Supplied data =>

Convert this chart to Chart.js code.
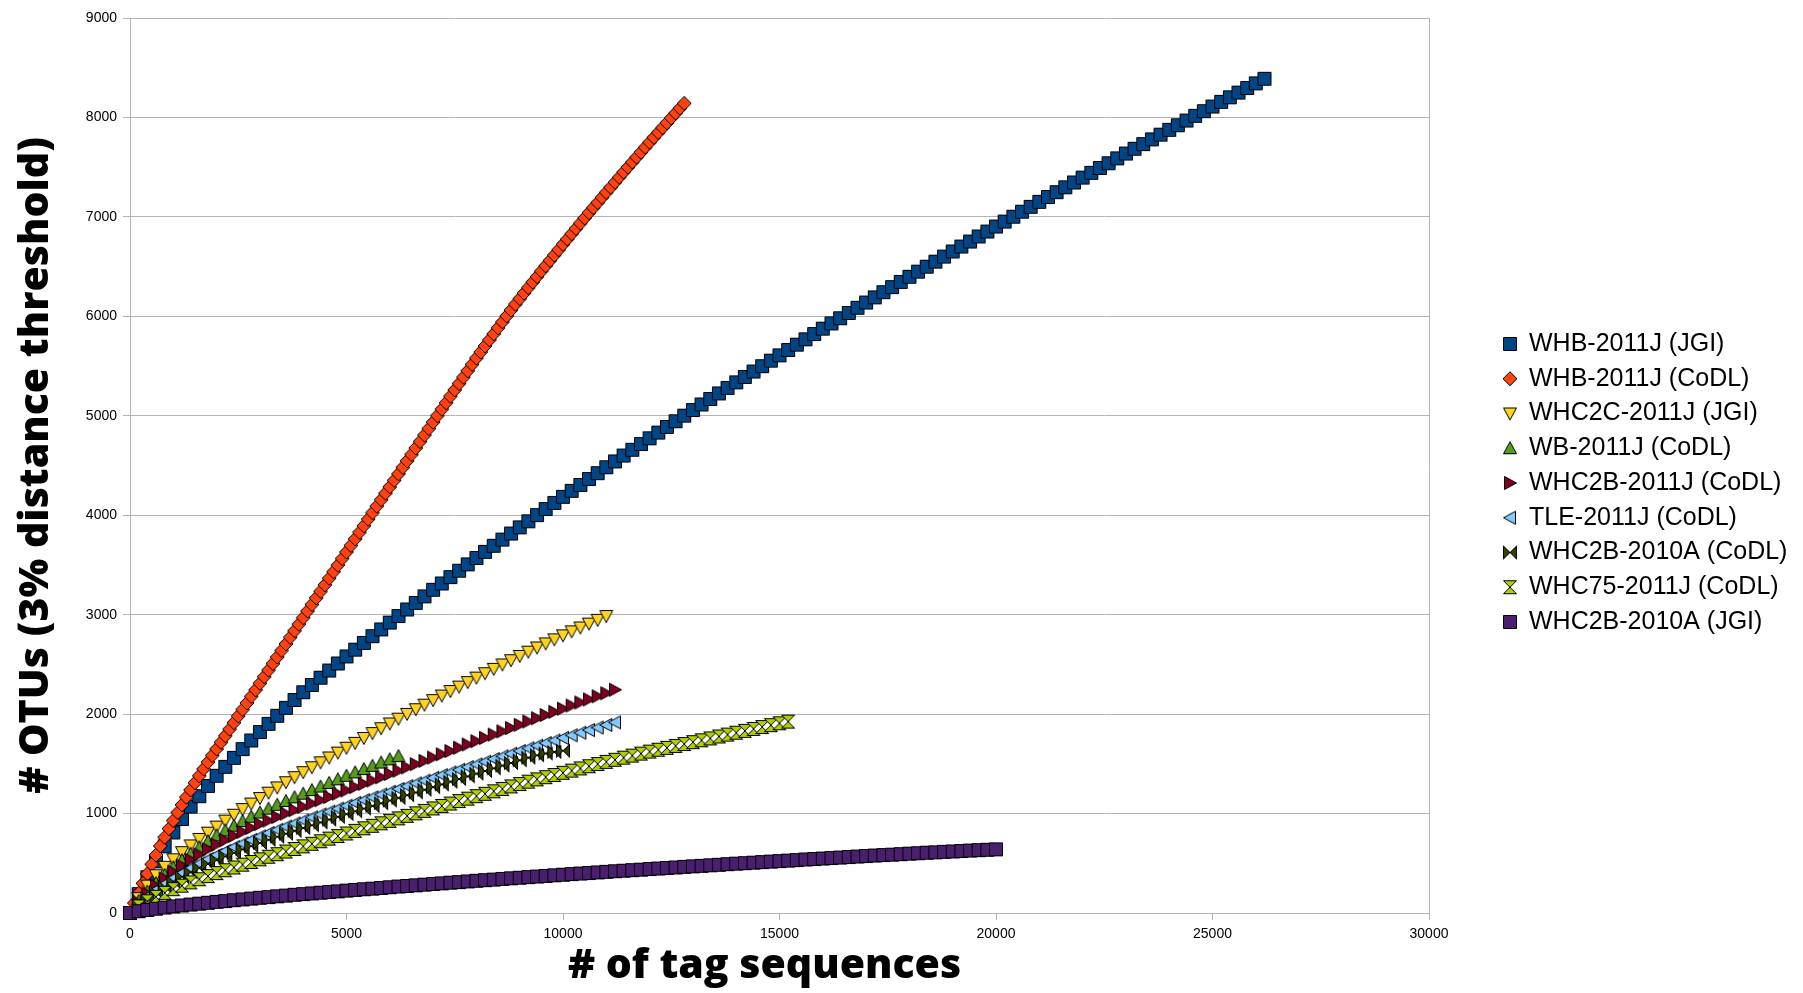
<!DOCTYPE html>
<html>
<head>
<meta charset="utf-8">
<title>OTU rarefaction curves</title>
<script src="https://cdn.jsdelivr.net/npm/chart.js@4/dist/chart.umd.min.js"></script>
<style>
  html, body { margin: 0; padding: 0; background: #fff; }
</style>
</head>
<body>
<canvas id="myChart" width="1803" height="993"></canvas>
<script>
// sampling depths (# of tag sequences)
const seqs200 = [
  0, 200, 400, 600, 800, 1000, 1200, 1400, 1600, 1800,
  2000, 2200, 2400, 2600, 2800, 3000, 3200, 3400, 3600, 3800,
  4000, 4200, 4400, 4600, 4800, 5000, 5200, 5400, 5600, 5800,
  6000, 6200, 6400, 6600, 6800, 7000, 7200, 7400, 7600, 7800,
  8000, 8200, 8400, 8600, 8800, 9000, 9200, 9400, 9600, 9800,
  10000, 10200, 10400, 10600, 10800, 11000, 11200, 11400, 11600, 11800,
  12000, 12200, 12400, 12600, 12800, 13000, 13200, 13400, 13600, 13800,
  14000, 14200, 14400, 14600, 14800, 15000, 15200, 15400, 15600, 15800,
  16000, 16200, 16400, 16600, 16800, 17000, 17200, 17400, 17600, 17800,
  18000, 18200, 18400, 18600, 18800, 19000, 19200, 19400, 19600, 19800,
  20000, 20200, 20400, 20600, 20800, 21000, 21200, 21400, 21600, 21800,
  22000, 22200, 22400, 22600, 22800, 23000, 23200, 23400, 23600, 23800,
  24000, 24200, 24400, 24600, 24800, 25000, 25200, 25400, 25600, 25800,
  26000, 26200
];
const seqs100 = [
  0, 100, 200, 300, 400, 500, 600, 700, 800, 900,
  1000, 1100, 1200, 1300, 1400, 1500, 1600, 1700, 1800, 1900,
  2000, 2100, 2200, 2300, 2400, 2500, 2600, 2700, 2800, 2900,
  3000, 3100, 3200, 3300, 3400, 3500, 3600, 3700, 3800, 3900,
  4000, 4100, 4200, 4300, 4400, 4500, 4600, 4700, 4800, 4900,
  5000, 5100, 5200, 5300, 5400, 5500, 5600, 5700, 5800, 5900,
  6000, 6100, 6200, 6300, 6400, 6500, 6600, 6700, 6800, 6900,
  7000, 7100, 7200, 7300, 7400, 7500, 7600, 7700, 7800, 7900,
  8000, 8100, 8200, 8300, 8400, 8500, 8600, 8700, 8800, 8900,
  9000, 9100, 9200, 9300, 9400, 9500, 9600, 9700, 9800, 9900,
  10000, 10100, 10200, 10300, 10400, 10500, 10600, 10700, 10800, 10900,
  11000, 11100, 11200, 11300, 11400, 11500, 11600, 11700, 11800, 11900,
  12000, 12100, 12200, 12300, 12400, 12500, 12600, 12700, 12800
];

// OTU counts
const whbJgi = [
  0, 190, 360, 520, 670, 810, 945, 1070, 1175, 1278,
  1380, 1470, 1560, 1648, 1735, 1820, 1902, 1983, 2063, 2142,
  2220, 2293, 2366, 2438, 2509, 2580, 2648, 2716, 2784, 2852,
  2920, 2986, 3052, 3118, 3184, 3250, 3314, 3378, 3442, 3506,
  3570, 3632, 3693, 3755, 3816, 3878, 3939, 4001, 4062, 4124,
  4185, 4245, 4304, 4364, 4423, 4483, 4541, 4600, 4658, 4716,
  4774, 4831, 4888, 4945, 5001, 5058, 5114, 5169, 5225, 5280,
  5336, 5390, 5445, 5499, 5554, 5608, 5662, 5715, 5769, 5822,
  5876, 5929, 5981, 6034, 6086, 6139, 6191, 6243, 6294, 6346,
  6398, 6449, 6499, 6550, 6601, 6652, 6702, 6752, 6803, 6853,
  6903, 6953, 7002, 7052, 7101, 7151, 7200, 7249, 7298, 7346,
  7395, 7443, 7492, 7540, 7589, 7637, 7685, 7732, 7780, 7827,
  7875, 7922, 7969, 8016, 8063, 8110, 8157, 8203, 8250, 8296,
  8343, 8389
];
const whbCodl = [
  0, 100, 200, 298, 395, 490, 583, 674, 762, 848,
  930, 1010, 1088, 1164, 1238, 1310, 1380, 1449, 1517, 1584,
  1650, 1716, 1782, 1848, 1914, 1980, 2046, 2112, 2178, 2244,
  2310, 2376, 2442, 2508, 2574, 2640, 2706, 2772, 2838, 2904,
  2970, 3036, 3102, 3168, 3234, 3300, 3366, 3432, 3498, 3564,
  3630, 3696, 3762, 3828, 3894, 3960, 4026, 4091, 4156, 4221,
  4286, 4351, 4416, 4481, 4546, 4611, 4676, 4741, 4806, 4871,
  4936, 5001, 5066, 5131, 5196, 5260, 5324, 5388, 5452, 5516,
  5580, 5641, 5702, 5763, 5824, 5884, 5944, 6004, 6063, 6121,
  6178, 6234, 6289, 6344, 6399, 6454, 6508, 6562, 6616, 6670,
  6724, 6777, 6830, 6883, 6936, 6989, 7042, 7093, 7144, 7195,
  7246, 7297, 7348, 7399, 7450, 7500, 7550, 7600, 7650, 7700,
  7750, 7799, 7848, 7897, 7946, 7995, 8044, 8093, 8142
];
const whc2cJgi = [
  0, 150, 275, 380, 465, 540, 612, 680, 745, 808,
  869, 929, 988, 1045, 1101, 1156, 1210, 1263, 1315, 1366,
  1416, 1466, 1515, 1564, 1613, 1662, 1711, 1760, 1809, 1858,
  1906, 1954, 2002, 2049, 2095, 2141, 2187, 2232, 2277, 2322,
  2367, 2411, 2455, 2499, 2542, 2585, 2628, 2670, 2711, 2752,
  2792, 2832, 2871, 2910, 2948, 2986
];
const wbCodl = [
  0, 120, 215, 300, 382, 460, 530, 596, 660, 721,
  780, 830, 878, 924, 968, 1010, 1049, 1088, 1126, 1163,
  1200, 1236, 1272, 1308, 1344, 1380, 1414, 1447, 1480, 1513,
  1545, 1578
];
const whc2b11Codl = [
  0, 105, 195, 275, 348, 415, 477, 535, 589, 640,
  688, 733, 776, 817, 856, 894, 930, 965, 1000, 1034,
  1068, 1101, 1134, 1167, 1200, 1233, 1266, 1299, 1332, 1365,
  1398, 1431, 1464, 1497, 1530, 1563, 1596, 1629, 1662, 1695,
  1728, 1761, 1794, 1827, 1860, 1893, 1926, 1959, 1991, 2023,
  2055, 2086, 2117, 2148, 2179, 2210, 2245
];
const tleCodl = [
  0, 90, 165, 232, 293, 350, 402, 451, 497, 541,
  583, 623, 662, 699, 735, 770, 804, 837, 869, 900,
  931, 961, 991, 1020, 1049, 1078, 1107, 1135, 1163, 1191,
  1219, 1247, 1275, 1303, 1331, 1359, 1386, 1413, 1440, 1467,
  1494, 1521, 1548, 1575, 1602, 1629, 1656, 1683, 1709, 1735,
  1761, 1787, 1813, 1839, 1865, 1891, 1917
];
const whc2b10Codl = [
  0, 82, 150, 210, 265, 316, 364, 409, 452, 493,
  532, 569, 605, 640, 673, 705, 736, 767, 797, 826,
  855, 883, 911, 939, 967, 995, 1023, 1050, 1077, 1104,
  1131, 1158, 1185, 1212, 1239, 1266, 1293, 1320, 1347, 1374,
  1401, 1428, 1455, 1482, 1509, 1536, 1562, 1586, 1604, 1619,
  1632
];
const whc75Codl = [
  0, 66, 118, 163, 203, 240, 275, 308, 340, 371,
  401, 430, 458, 486, 513, 540, 566, 592, 618, 644,
  670, 696, 722, 748, 774, 800, 826, 852, 877, 902,
  927, 952, 977, 1002, 1027, 1052, 1077, 1101, 1126, 1150,
  1175, 1199, 1224, 1248, 1273, 1297, 1321, 1344, 1366, 1388,
  1410, 1432, 1454, 1476, 1498, 1520, 1541, 1562, 1583, 1603,
  1623, 1642, 1661, 1680, 1699, 1718, 1737, 1756, 1775, 1794,
  1813, 1832, 1851, 1870, 1889, 1908, 1925
];
const whc2b10Jgi = [
  0, 18, 31, 43, 55, 66, 76, 85, 94, 103,
  112, 120, 129, 137, 145, 153, 160, 168, 175, 183,
  190, 197, 204, 211, 218, 225, 232, 239, 245, 252,
  259, 266, 272, 279, 285, 292, 298, 305, 311, 318,
  324, 330, 336, 343, 349, 355, 361, 367, 373, 379,
  385, 391, 397, 402, 408, 414, 420, 425, 431, 436,
  442, 447, 453, 458, 464, 469, 474, 480, 485, 491,
  496, 501, 506, 512, 517, 522, 527, 532, 538, 543,
  548, 553, 558, 563, 568, 573, 578, 583, 587, 592,
  597, 601, 606, 610, 615, 619, 623, 628, 632, 636,
  640
];

const seriesNames = [
  'WHB-2011J (JGI)', 'WHB-2011J (CoDL)', 'WHC2C-2011J (JGI)', 'WB-2011J (CoDL)',
  'WHC2B-2011J (CoDL)', 'TLE-2011J (CoDL)', 'WHC2B-2010A (CoDL)', 'WHC75-2011J (CoDL)',
  'WHC2B-2010A (JGI)'
];
const seriesX = [seqs200, seqs100, seqs200, seqs200, seqs200, seqs200, seqs200, seqs200, seqs200];
const seriesY = [whbJgi, whbCodl, whc2cJgi, wbCodl, whc2b11Codl, tleCodl, whc2b10Codl, whc75Codl, whc2b10Jgi];
const xTicks = [0, 5000, 10000, 15000, 20000, 25000, 30000];
const yTicks = [0, 1000, 2000, 3000, 4000, 5000, 6000, 7000, 8000, 9000];

const colors = ['#004586', '#ff420e', '#ffd320', '#579d1c', '#7e0021', '#83caff', '#314004', '#aecf00', '#4b1f6f'];
const shapes = ['square', 'diamond', 'down', 'up', 'right', 'left', 'bowtie', 'hourglass', 'square'];
const gridGrey = '#b3b3b3';

// little symbol bitmaps, like the office chart ones
function makeMarker(shape, fill) {
  const c = document.createElement('canvas');
  c.width = 16; c.height = 16;
  const g = c.getContext('2d');
  g.beginPath();
  if (shape === 'square') {
    g.rect(1.5, 1.5, 13, 13);
  } else if (shape === 'diamond') {
    g.moveTo(8, 1); g.lineTo(15, 8); g.lineTo(8, 15); g.lineTo(1, 8); g.closePath();
  } else if (shape === 'down') {
    g.moveTo(1.5, 2.5); g.lineTo(14.5, 2.5); g.lineTo(8, 14.5); g.closePath();
  } else if (shape === 'up') {
    g.moveTo(8, 1.5); g.lineTo(14.5, 13.5); g.lineTo(1.5, 13.5); g.closePath();
  } else if (shape === 'right') {
    g.moveTo(2.5, 1.5); g.lineTo(14.5, 8); g.lineTo(2.5, 14.5); g.closePath();
  } else if (shape === 'left') {
    g.moveTo(13.5, 1.5); g.lineTo(1.5, 8); g.lineTo(13.5, 14.5); g.closePath();
  } else if (shape === 'bowtie') {
    g.moveTo(1.5, 1.5); g.lineTo(8, 8); g.lineTo(1.5, 14.5); g.closePath();
    g.moveTo(14.5, 1.5); g.lineTo(8, 8); g.lineTo(14.5, 14.5); g.closePath();
  } else if (shape === 'hourglass') {
    g.moveTo(1.5, 1.5); g.lineTo(14.5, 1.5); g.lineTo(8, 8); g.closePath();
    g.moveTo(1.5, 14.5); g.lineTo(14.5, 14.5); g.lineTo(8, 8); g.closePath();
  }
  g.fillStyle = fill;
  g.fill();
  g.strokeStyle = '#000';
  g.lineWidth = 1;
  g.stroke();
  return c;
}

const datasets = seriesY.map((vals, i) => ({
  label: seriesNames[i],
  data: vals.map((v, j) => ({ x: seriesX[i][j], y: v })),
  pointStyle: makeMarker(shapes[i], colors[i]),
  pointRadius: 7,
  pointHoverRadius: 7,
  backgroundColor: colors[i],
  borderColor: '#000',
  showLine: false,
  clip: false,
  order: seriesY.length - i   // later series on top
}));

// keep the legend off the plot, the way the original sits
const legendSpot = {
  id: 'legendSpot',
  beforeLayout(chart) {
    const lg = chart.legend;
    if (lg && !lg._wideFit) {
      const fit = lg.fit.bind(lg);
      lg.fit = function () { fit(); this.width = 374; };
      lg._wideFit = true;
    }
  },
  afterLayout(chart) {
    const lg = chart.legend;
    if (lg) {
      lg.left = 1493.75; lg.right = lg.left + lg.width;
      lg.top = 321.75; lg.bottom = 993;
    }
    // the x title sits a bit left of the plot centre in the original
    const sx = chart.scales.x;
    if (sx && !sx._nudged) {
      const drawTitle = sx.drawTitle.bind(sx);
      sx.drawTitle = function () {
        this.ctx.save();
        this.ctx.translate(-15, 0);
        drawTitle();
        this.ctx.restore();
      };
      sx._nudged = true;
    }
  }
};

Chart.defaults.font.family = '"Liberation Sans", Arial, sans-serif';
Chart.defaults.color = '#000';

const titleFont = { family: '"Open Sans", "DejaVu Sans", sans-serif', size: 41, weight: 800 };

new Chart(document.getElementById('myChart'), {
  type: 'scatter',
  data: { datasets },
  plugins: [legendSpot],
  options: {
    responsive: false,
    animation: false,
    events: [],
    layout: { padding: { top: 18, left: 0, right: 0, bottom: 0 } },
    plugins: {
      legend: {
        position: 'right',
        align: 'start',
        labels: {
          usePointStyle: true,
          pointStyleWidth: 13,
          padding: 9.75,
          color: '#000',
          font: { size: 25 },
          sort: (a, b) => a.datasetIndex - b.datasetIndex
        }
      },
      tooltip: { enabled: false }
    },
    scales: {
      x: {
        type: 'linear',
        min: 0,
        max: 30000,
        afterBuildTicks: s => { s.ticks = xTicks.map(v => ({ value: v })); },
        ticks: { font: { size: 14 }, padding: 6, maxRotation: 0, callback: v => String(v) },
        grid: {
          color: ctx => (ctx.tick && ctx.tick.value === 30000 ? gridGrey : 'rgba(0,0,0,0)'),
          tickColor: gridGrey,
          tickLength: 7
        },
        border: { color: gridGrey },
        title: { display: true, text: '# of tag sequences', font: titleFont, color: '#000', padding: { top: 0, bottom: 2 } },
        afterFit: s => { s.height = 80; }
      },
      y: {
        type: 'linear',
        min: 0,
        max: 9000,
        afterBuildTicks: s => { s.ticks = yTicks.map(v => ({ value: v })); },
        ticks: { font: { size: 14 }, padding: 6, callback: v => String(v) },
        grid: { color: gridGrey, tickColor: gridGrey, tickLength: 7 },
        border: { color: gridGrey },
        title: { display: true, text: '# OTUs (3% distance threshold)', font: titleFont, color: '#000', padding: { top: 12, bottom: 0 } },
        afterFit: s => { s.width = 130; }
      }
    }
  }
});
</script>
</body>
</html>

What to do => Where a line of the material above holds the string "this", copy that line.

Answer for the task =>
Convert this chart to Chart.js code.
      lg.fit = function () { fit(); this.width = 374; };
        this.ctx.save();
        this.ctx.translate(-15, 0);
        this.ctx.restore();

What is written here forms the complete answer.